For someone so gifted at making himself the main character in every interaction, Hal is almost chill in this episode, right up until the last scene. He and Kate wind up having their version of the conversation she had with Stuart, one which also ends badly. Both parties are right and wrong to varying degrees. Hal wants her to understand that the bombing isn’t her fault, and she wants him to acknowledge that she knows she isn’t the person who set the bomb, but she feels very responsible for the attack because she believes her call to Roylin led to it happening. This is an argument neither of them can win, and it’s unclear whether or not either of them wants to accomplish more than to force the other to shoulder some more of the moral weight of their actions, what Hal calls “the cost of doing business.” Kate spent the last ten years feeling as though Hal forced her into playing the family conscience, and he thinks he let her get away with loudly asserting he had no moral compass.

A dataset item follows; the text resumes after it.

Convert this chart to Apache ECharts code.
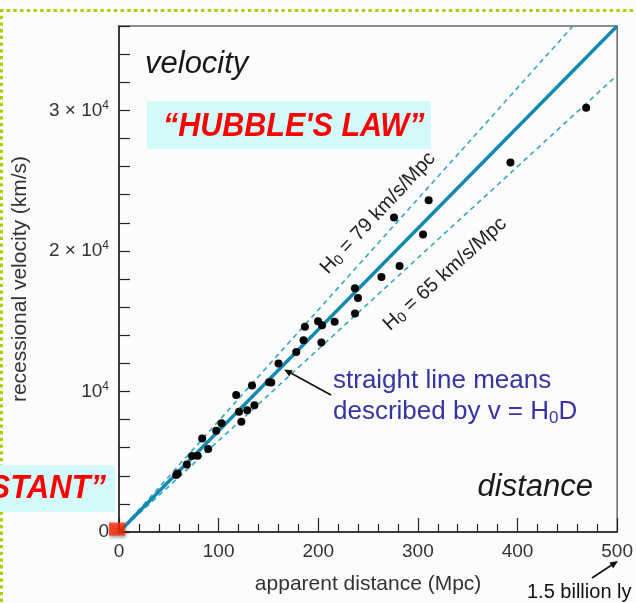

It seems like both of them did both of those things, and a lot of the miserable feelings their self-examination is yielding are just two sides of the same coin. When Kate kneels down to help Hal remove his shoes, it seems as though they both accept that state of affairs, leaving another question hovering in the air between them: what are they going to do about it?

Tea, Scones, and Intrigue

• Another episode, another opportunity for Austin Dennison to do something gallant, removing himself quite delicately from the field of romance with Kate, saying her marriage “is also safe. Things are as they should be.” Okay, Captain Wentworth!

• Stuart’s withering description of Kate and Hal as “so fuckin’ cool — they talk to terrorists, and hug warlords, and drink llama blood” is an A+ combo pack of funny and devastating.

• In a delightfully evocative moment, Roylin describes Grove, who’d gotten cold feet about working with Lenkov a bit too late in the game, as having been “a great wobbling jelly”. I’m going to have to start working that into my everyday speech.